In a decision yesterday, Judge Marrero denied a motion from the trustee for Bernard Madoff’s investment firm to declare void, and undo a preliminary partial settlement, in the “Anwar” class action against Fairfield Greenwich, a Madoff feeder fund.  Judge Marrero ruled that the Anwar plaintiffs were not customers or creditors of Madoff’s firm, but third parties with claims against Fairfield and other third parties. Judge Marrero first rejected the trustee’s argument that claims of the Anwar plaintiffs should be stayed on the ground that they would limit the recoverable assets of the debtor firm, referred to as “BLMIS”:

[I]t is by no means clear that the funds being used in the Proposed Settlement stem, even in part, from transfers from BLMIS to the Fairfield Defendants. Moreover, even assuming these facts, “prepetition transfers …  do not become ‘property of the estate’ unless and until they are recovered through a successful avoidance action,” and therefore the tangible assets currently held by the Fairfield Defendants are not considered property of the estate prior to such an adjudication. The sweeping implications of the Trustee’s logic are even more problematic.
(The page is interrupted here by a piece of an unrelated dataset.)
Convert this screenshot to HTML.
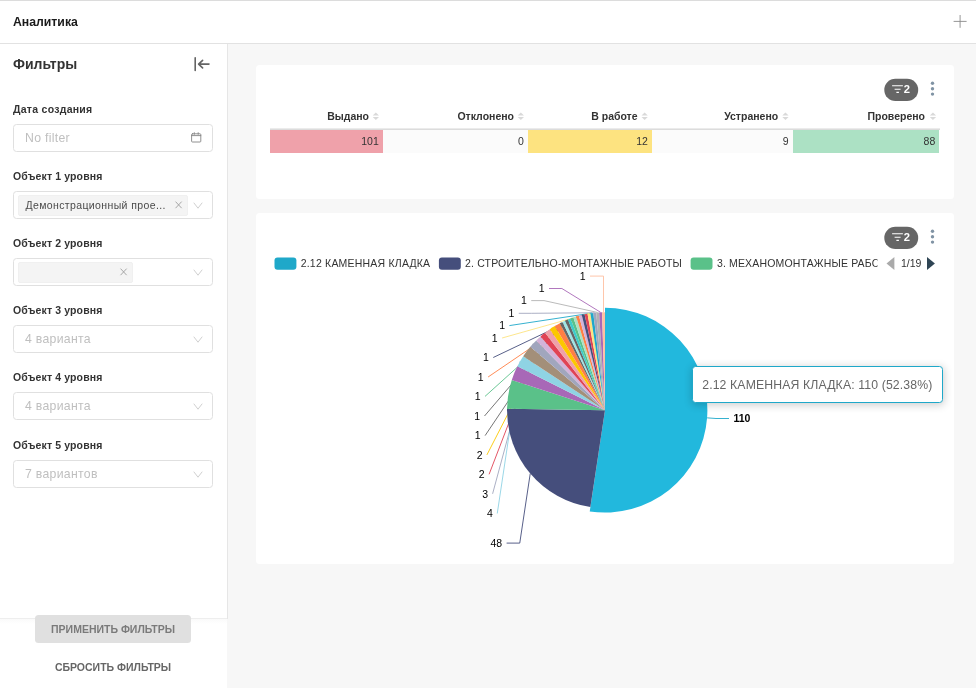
<!DOCTYPE html>
<html>
<head>
<meta charset="utf-8">
<title>Аналитика</title>
<style>
*{box-sizing:border-box;margin:0;padding:0}
html,body{width:976px;height:688px;overflow:hidden;background:#f7f7f7}
body{font-family:"Liberation Sans",sans-serif;color:#333;position:relative;font-size:12.25px}
.abs{position:absolute}
#topline{left:0;top:0;width:976px;height:1px;background:#dcdcdc}
#header{left:0;top:1px;width:976px;height:43px;background:#fff;border-bottom:1px solid #e2e2e2}
#title{left:13px;top:14px;font-weight:bold;font-size:12.25px;line-height:16px;color:#1a1a1a;white-space:nowrap}
#sidebar{left:0;top:44px;width:227.8px;height:574.6px;background:#fff;border-right:1px solid #e6e6e6}
#sfoot{left:0;top:618px;width:226.6px;height:70px;background:linear-gradient(#fafafa,#fff 5px);border-top:1px solid #eeeeee}
#ftitle{left:13px;top:53.5px;font-weight:bold;font-size:14px;line-height:20px;color:#333;white-space:nowrap}
.flabel{left:13px;font-weight:bold;font-size:10.5px;line-height:14px;color:#333;white-space:nowrap;letter-spacing:0.13px}
.finput{left:13px;width:200px;height:28px;border:1px solid #e0e0e0;border-radius:3.5px;background:#fff}
.ph{left:11px;top:0;line-height:26px;font-size:12.25px;color:#bfbfbf;white-space:nowrap;letter-spacing:0.3px}
.tag{left:3.5px;top:2.5px;height:21px;background:#f4f4f4;border:1px solid #f0f0f0;border-radius:2px}
.tagtxt{left:7px;top:0;line-height:18.2px;font-size:10.5px;color:#4a4a4a;white-space:nowrap;letter-spacing:0.38px}
.card{background:#fff;border-radius:3.5px}
.th{font-weight:bold;font-size:10.5px;line-height:14px;color:#333;white-space:nowrap;text-align:right}
.td{font-size:10.5px;line-height:23.5px;height:23.7px;color:#333;text-align:right;padding-right:4.2px;top:129.8px}
.btn{font-weight:bold;font-size:10.5px;white-space:nowrap;text-align:center}
svg{position:absolute;left:0;top:0;overflow:visible}
</style>
</head>
<body>
<div class="abs" id="header"></div>
<div class="abs" id="topline"></div>
<div class="abs" id="title">Аналитика</div>
<div class="abs" id="sidebar"></div>
<div class="abs" id="ftitle">Фильтры</div>

<!-- filter groups -->
<div class="abs flabel" style="top:102px;letter-spacing:0.27px">Дата создания</div>
<div class="abs finput" style="top:124px"><div class="abs ph">No filter</div></div>

<div class="abs flabel" style="top:169px">Объект 1 уровня</div>
<div class="abs finput" style="top:191px"><div class="abs tag" style="width:170px"><div class="abs tagtxt">Демонстрационный прое...</div></div></div>

<div class="abs flabel" style="top:236px">Объект 2 уровня</div>
<div class="abs finput" style="top:258px"><div class="abs tag" style="width:115px"></div></div>

<div class="abs flabel" style="top:303px">Объект 3 уровня</div>
<div class="abs finput" style="top:325px"><div class="abs ph">4 варианта</div></div>

<div class="abs flabel" style="top:370px">Объект 4 уровня</div>
<div class="abs finput" style="top:392px"><div class="abs ph">4 варианта</div></div>

<div class="abs flabel" style="top:438px">Объект 5 уровня</div>
<div class="abs finput" style="top:460px"><div class="abs ph">7 вариантов</div></div>

<!-- sidebar footer -->
<div class="abs" id="sfoot"></div>
<div class="abs btn" style="left:35px;top:615px;width:156px;height:28px;line-height:28px;background:#e0e0e0;border-radius:3.5px;color:#7a7a7a">ПРИМЕНИТЬ ФИЛЬТРЫ</div>
<div class="abs btn" style="left:35px;top:653px;width:156px;height:28px;line-height:28px;color:#666">СБРОСИТЬ ФИЛЬТРЫ</div>

<!-- card 1 : table -->
<div class="abs card" style="left:256px;top:65px;width:698px;height:133.6px"></div>
<div class="abs" style="left:270px;top:128px;width:669.5px;height:1px;background:#ebebeb"></div><div class="abs" style="left:270px;top:129px;width:669.5px;height:1px;background:#dcdcdc"></div>
<div class="abs td" style="left:270px;width:113px;background:#efa1aa">101</div>
<div class="abs td" style="left:383px;width:145.1px;background:#fbfbfb">0</div>
<div class="abs td" style="left:528.1px;width:124px;background:#fde380">12</div>
<div class="abs td" style="left:652.1px;width:140.6px;background:#fbfbfb">9</div>
<div class="abs td" style="left:792.7px;width:146.8px;background:#ace1c4">88</div>
<div class="abs th" style="left:270px;width:99px;top:109px">Выдано</div>
<div class="abs th" style="left:383px;width:131px;top:109px">Отклонено</div>
<div class="abs th" style="left:528px;width:109.6px;top:109px">В работе</div>
<div class="abs th" style="left:651px;width:127.2px;top:109px">Устранено</div>
<div class="abs th" style="left:793px;width:132px;top:109px">Проверено</div>

<!-- card 2 : pie -->
<div class="abs card" style="left:256px;top:212.7px;width:698px;height:351.7px"></div>

<svg id="gfx" width="976" height="688" viewBox="0 0 976 688">
<g fill="none" stroke-width="0.9" stroke-linejoin="round">
<polyline stroke="#FEC0A1" points="590.00,276.10 603.50,276.10 603.53,312.21"/>
<polyline stroke="#A868B7" points="549.00,288.50 561.90,288.50 600.60,312.30"/>
<polyline stroke="#B2B2B2" points="531.25,300.60 544.00,300.60 597.68,312.47"/>
<polyline stroke="#A1A6BD" points="518.75,313.30 531.25,313.30 594.76,312.74"/>
<polyline stroke="#1FA8C9" points="509.40,325.60 591.85,313.09"/>
<polyline stroke="#FDE380" points="502.10,338.00 588.95,313.52"/>
<polyline stroke="#454E7C" points="493.25,357.50 583.19,314.66"/>
<polyline stroke="#FF7F44" points="488.10,377.00 577.52,316.13"/>
<polyline stroke="#5AC189" points="485.00,396.40 571.94,317.94"/>
<polyline stroke="#666666" points="484.50,416.00 566.48,320.09"/>
<polyline stroke="#666666" points="485.10,435.60 561.16,322.55"/>
<polyline stroke="#FCC700" points="486.90,454.90 552.24,327.61"/>
<polyline stroke="#E04355" points="489.10,474.30 542.76,334.50"/>
<polyline stroke="#A1A6BD" points="492.60,493.80 533.16,343.54"/>
<polyline stroke="#8FD3E4" points="497.25,513.50 520.13,361.20"/>
<polyline stroke="#454E7C" points="506.60,543.10 519.75,543.10 530.24,473.57"/>
</g>
<g stroke="none">
<path fill="#22B8DD" d="M605.00,410.20L605.00,307.80A102.40,102.40 0 1 1 589.74,511.46Z"/>
<path fill="#454E7C" d="M605.00,410.20L590.39,507.11A98.00,98.00 0 0 1 507.01,408.73Z"/>
<path fill="#5AC189" d="M605.00,410.20L507.01,408.73A98.00,98.00 0 0 1 511.80,379.92Z"/>
<path fill="#A868B7" d="M605.00,410.20L511.80,379.92A98.00,98.00 0 0 1 517.35,366.36Z"/>
<path fill="#8FD3E4" d="M605.00,410.20L517.35,366.36A98.00,98.00 0 0 1 523.21,356.21Z"/>
<path fill="#A38F79" d="M605.00,410.20L523.21,356.21A98.00,98.00 0 0 1 530.24,346.83Z"/>
<path fill="#A1A6BD" d="M605.00,410.20L530.24,346.83A98.00,98.00 0 0 1 536.22,340.39Z"/>
<path fill="#D3B3DA" d="M605.00,410.20L536.22,340.39A98.00,98.00 0 0 1 540.52,336.40Z"/>
<path fill="#E04355" d="M605.00,410.20L540.52,336.40A98.00,98.00 0 0 1 545.05,332.68Z"/>
<path fill="#EFA1AA" d="M605.00,410.20L545.05,332.68A98.00,98.00 0 0 1 549.79,329.23Z"/>
<path fill="#FCC700" d="M605.00,410.20L549.79,329.23A98.00,98.00 0 0 1 554.74,326.07Z"/>
<path fill="#FF7F44" d="M605.00,410.20L554.74,326.07A98.00,98.00 0 0 1 559.86,323.22Z"/>
<path fill="#666666" d="M605.00,410.20L559.86,323.22A98.00,98.00 0 0 1 562.48,321.91Z"/>
<path fill="#9EE5E5" d="M605.00,410.20L562.48,321.91A98.00,98.00 0 0 1 565.14,320.67Z"/>
<path fill="#666666" d="M605.00,410.20L565.14,320.67A98.00,98.00 0 0 1 567.84,319.52Z"/>
<path fill="#3CCCCB" d="M605.00,410.20L567.84,319.52A98.00,98.00 0 0 1 570.57,318.45Z"/>
<path fill="#5AC189" d="M605.00,410.20L570.57,318.45A98.00,98.00 0 0 1 573.33,317.46Z"/>
<path fill="#ACE1C4" d="M605.00,410.20L573.33,317.46A98.00,98.00 0 0 1 576.11,316.55Z"/>
<path fill="#FF7F44" d="M605.00,410.20L576.11,316.55A98.00,98.00 0 0 1 578.93,315.73Z"/>
<path fill="#D3B3DA" d="M605.00,410.20L578.93,315.73A98.00,98.00 0 0 1 581.77,314.99Z"/>
<path fill="#454E7C" d="M605.00,410.20L581.77,314.99A98.00,98.00 0 0 1 584.62,314.34Z"/>
<path fill="#E04355" d="M605.00,410.20L584.62,314.34A98.00,98.00 0 0 1 587.50,313.77Z"/>
<path fill="#FDE380" d="M605.00,410.20L587.50,313.77A98.00,98.00 0 0 1 590.39,313.29Z"/>
<path fill="#1FA8C9" d="M605.00,410.20L590.39,313.29A98.00,98.00 0 0 1 593.30,312.90Z"/>
<path fill="#A1A6BD" d="M605.00,410.20L593.30,312.90A98.00,98.00 0 0 1 596.22,312.59Z"/>
<path fill="#B2B2B2" d="M605.00,410.20L596.22,312.59A98.00,98.00 0 0 1 599.14,312.38Z"/>
<path fill="#A868B7" d="M605.00,410.20L599.14,312.38A98.00,98.00 0 0 1 602.07,312.24Z"/>
<path fill="#FEC0A1" d="M605.00,410.20L602.07,312.24A98.00,98.00 0 0 1 605.00,312.20Z"/>
</g>
<polyline fill="none" stroke="#1FA8C9" stroke-width="0.9" points="707.11,417.85 716,418.5 729,418.5"/>
<g font-family="'Liberation Sans',sans-serif" font-size="10.5" fill="#000">
<text x="585.60" y="279.80" text-anchor="end">1</text>
<text x="544.60" y="292.20" text-anchor="end">1</text>
<text x="526.85" y="304.30" text-anchor="end">1</text>
<text x="514.35" y="317.00" text-anchor="end">1</text>
<text x="505.00" y="329.30" text-anchor="end">1</text>
<text x="497.70" y="341.70" text-anchor="end">1</text>
<text x="488.85" y="361.20" text-anchor="end">1</text>
<text x="483.70" y="380.70" text-anchor="end">1</text>
<text x="480.60" y="400.10" text-anchor="end">1</text>
<text x="480.10" y="419.70" text-anchor="end">1</text>
<text x="480.70" y="439.30" text-anchor="end">1</text>
<text x="482.50" y="458.60" text-anchor="end">2</text>
<text x="484.70" y="478.00" text-anchor="end">2</text>
<text x="488.20" y="497.50" text-anchor="end">3</text>
<text x="492.85" y="517.20" text-anchor="end">4</text>
<text x="502.20" y="546.80" text-anchor="end">48</text>
<text x="733.4" y="422.2" font-weight="bold">110</text>
</g>
<!-- legend -->
<defs><clipPath id="lgclip"><rect x="270" y="250" width="607.5" height="26"/></clipPath></defs>
<g clip-path="url(#lgclip)" font-family="'Liberation Sans',sans-serif" font-size="10.5" fill="#333">
<rect x="274.5" y="257.4" width="21.9" height="12.25" rx="3" fill="#1FA8C9"/>
<text x="300.7" y="267.3" textLength="129.4" lengthAdjust="spacing">2.12 КАМЕННАЯ КЛАДКА</text>
<rect x="438.9" y="257.4" width="21.9" height="12.25" rx="3" fill="#454E7C"/>
<text x="465.1" y="267.3" textLength="216.7" lengthAdjust="spacing">2. СТРОИТЕЛЬНО-МОНТАЖНЫЕ РАБОТЫ</text>
<rect x="690.6" y="257.4" width="21.9" height="12.25" rx="3" fill="#5AC189"/>
<text x="716.9" y="267.3" textLength="179" lengthAdjust="spacing">3. МЕХАНОМОНТАЖНЫЕ РАБОТЫ</text>
</g>
<path d="M886.5,263.5L894.4,256.9L894.4,270.1Z" fill="#aaa"/>
<text x="901" y="267.3" font-family="'Liberation Sans',sans-serif" font-size="10.5" fill="#333">1/19</text>
<path d="M934.9,263.5L927,256.9L927,270.1Z" fill="#2f4554"/>
<!-- badges -->
<g id="badge1">
<rect x="884.3" y="78.8" width="33.9" height="22.2" rx="11.1" fill="#666"/>
<path d="M892.1,85.7h10.8M894.6,89.2h6M896.4,92.4h2.5" stroke="#fff" stroke-width="1.1" fill="none"/>
<text x="903.7" y="93.1" font-family="'Liberation Sans',sans-serif" font-size="11.2" font-weight="bold" fill="#fff">2</text>
<circle cx="932.5" cy="83.2" r="1.7" fill="#8093a4"/><circle cx="932.5" cy="88.7" r="1.7" fill="#8093a4"/><circle cx="932.5" cy="94.1" r="1.7" fill="#8093a4"/>
</g>
<use href="#badge1" y="148"/>
<!-- icons -->
<g id="icons" fill="none" stroke-linecap="round" stroke-linejoin="round">
<path d="M195.2,57.8v12.7M209,64.1H198.6M202.6,60.3L198.6,64.1L202.6,67.9" stroke="#646464" stroke-width="1.6"/>
<path d="M953.6,21.4h13M960.1,15v12.8" stroke="#8a8a8a" stroke-width="0.9" stroke-linecap="butt"/>
<g stroke="#858585" stroke-width="0.9"><rect x="191.6" y="133.8" width="9.2" height="8.2" rx="0.8"/><path d="M191.6,135.6h9.2M194.3,132.7v1.6M198.2,132.7v1.6"/></g>
<g id="xic"><path d="M175.8,201.9l5.6,6M181.4,201.9l-5.6,6" stroke="#9a9a9a" stroke-width="0.85"/></g>
<use href="#xic" x="-55" y="67"/>
<g id="chev"><path d="M194,203l4,5.2l4,-5.2" stroke="#c8c8c8" stroke-width="0.85"/></g>
<use href="#chev" y="67"/><use href="#chev" y="134"/><use href="#chev" y="201"/><use href="#chev" y="269"/>
</g>
<g id="sorts" fill="#d9d9d9">
<g id="srt"><path d="M372.7,115.6l3.15,-3.1l3.15,3.1zM372.7,117l3.15,3.1l3.15,-3.1z"/></g>
<use href="#srt" x="145"/><use href="#srt" x="268.8"/><use href="#srt" x="409.6"/><use href="#srt" x="557.1"/>
</g>

</svg>
<div class="abs" id="tip" style="left:692.4px;top:366.4px;width:250.4px;height:36.5px;background:#fff;border:0.9px solid #1FA8C9;border-radius:3.5px;box-shadow:rgba(0,0,0,.2) 0.9px 1.75px 8.75px;"></div>
<div class="abs" id="tiptxt" style="left:702.2px;top:375.9px;line-height:18.4px;font-size:12.25px;color:#666;white-space:nowrap;letter-spacing:0.13px">2.12 КАМЕННАЯ КЛАДКА: 110 (52.38%)</div>
</body>
</html>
According to the Trustee’s legal theory, the mere presence of a limited pool of assets possessed by a target of a bankruptcy estate’s adversary proceeding, in and of itself, can convert wholly unrelated and independent claims by non-creditors filed against that non-debtor target into “acts to collect or recover a claim against the debtor” merely because they “prejudic[e] the Trustee’s ability to pursue his claims.” (Tr.’s Mem. at 25.) Such an expansive interpretation of § 362 would obliterate the requirement that stayed actions bear some relation to the “debtor” and would enable the Trustee to subjugate independent legal claims of parties unrelated to the bankruptcy estate merely because both parties seek recovery from the same limited pool of funds.

Judge Marrero separately ruled that the trustee’s delay was reason enough to deny the motion:

The Trustee’s Stay Application is a textbook example of unreasonable delay and therefore would be independently barred as untimely under the equitable doctrine of laches. Despite having full knowledge of the details of the Anwar Action, the Trustee waited on the sidelines for nearly four years prior to seeking to declare the Anwar Action void ab initio, watching while the parties expended significant resources litigating the Anwar Action and attempting to seek an equitable resolution, including the filing of more than 1,000 docket entries in the case.  During this time period, the Trustee filed numerous applications to stay other proceedings, but not the Anwar Action. If the Trustee believed the assets of the Fairfield Defendants to be property of the BLMIS estate, he should have sought relief long ago rather than delaying more than four years only to file the Stay Application on the eve of settlement, resulting in enormous prejudice to the Injunction Defendants.